But it's plenty of scrolling for Coffey without being able to send an offer.

According to data from the Northern Virginia Association of Realtors, the average price of a home in Arlington as of this past July - their most recent data - is $894,779. This is a 13.9% increase from the same time last year.

"When it came to looking for something in the price range that someone who is still early career could actually afford, it just doesn't exist in Arlington," Coffey said. "[My friends and I] all look at each other like, 'What future do you see?' Because we want to stay in Arlington. We already live here. We already have all of our networks here, and we want to stay, but it's just looking ahead and say, 'Is there even a path to that?' I don't know what that looks like right now."

Part of the issue for first-time home buyer hopefuls like Coffey is the lack of cheaper starter-home options in the city.

On one end of the spectrum, there are apartments. Single-family homes are on the opposite end. Right now, Arlington County leaders are pushing to increase the number of homes in between these two options, known as middle housing. These types of homes include traditionally more affordable options like townhouses and duplexes.

In cities like Arlington that lack these options, this phenomenon is known as "the missing middle."

"The only things I see being built when I walk around my neighborhood are giant single family homes that are 5, 6-bedroom homes that cost $2 million," Coffey said. "I've heard there are duplexes in Arlington. I can't personally say I've seen them."

The average price for homes in the Northern Virginia Association of Realtors lumps together middle housing and single-family homes.

If you break down the data further, the average cost of a two-bedroom single family home is $724,650 this year. For a three-bedroom single family home, that average cost jumps to $1,072,076, with a four-bedroom hitting $1,459,944.

Arlington County Board Chair Katie Cristol said the county's efforts to improve options for middle housing dates back to 2020, when they began their three-phase approach.

Phase one began with community feedback on what housing is needed, with phase 2 focusing on sharing what the county learned during phase one. Now, phase 3 is focused on coming up with possible policy or code changes the county can carry out in order to increase affordable middle housing.

"Part of it is listening. We've been engaged in this overall study for going onto our third year. But we know since phase two kicked off and now we're in phase three of really starting to put pen to paper on some of the potential zoning changes we could consider, there's been a ton of engagement. We really realized one size does not fit all for how people want to participate.

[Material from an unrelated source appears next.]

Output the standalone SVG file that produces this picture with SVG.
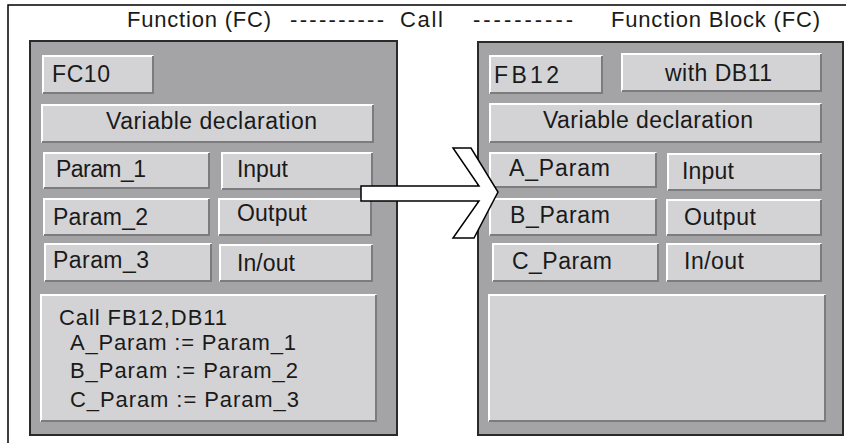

Some people have a lot of questions and really want to get deeply into the materials about why this is needed," Cristol said. "The idea of those smaller sessions is really to give everyone a chance to talk, to hear from their neighbors, to share what they're optimistic about, what they're worried about, what they hate, what they love about this proposal, ask questions and get answers to the extent applicable, and really engage in that dialogue neighbor-to-neighbor."

Phase three will begin with three information sessions and 11 community conversations held by Arlington County starting September 13.

However, the process has not been without its critics.

"My colleagues and I are hearing one of the greatest concerns in the community is that people are going to try and figure out a way to shoehorn the largest multiplexes onto the smallest lots," Cristol said. "They're worried that this might incentivize tear-downs relative to the existing incentives to tear down single family homes and build very large single family homes, which we're seeing a lot of now. They're concerned about storm water runoff. Arlington, like a lot of communities, have been experiencing a lot of flooding due to climate change level storms and other environmental considerations. They also wonder if the community is prepared to absorb new residents, whether that be our public schools or if our parks have enough capacity."

Cristol said she believes solutions being discussed now will ease these concerns.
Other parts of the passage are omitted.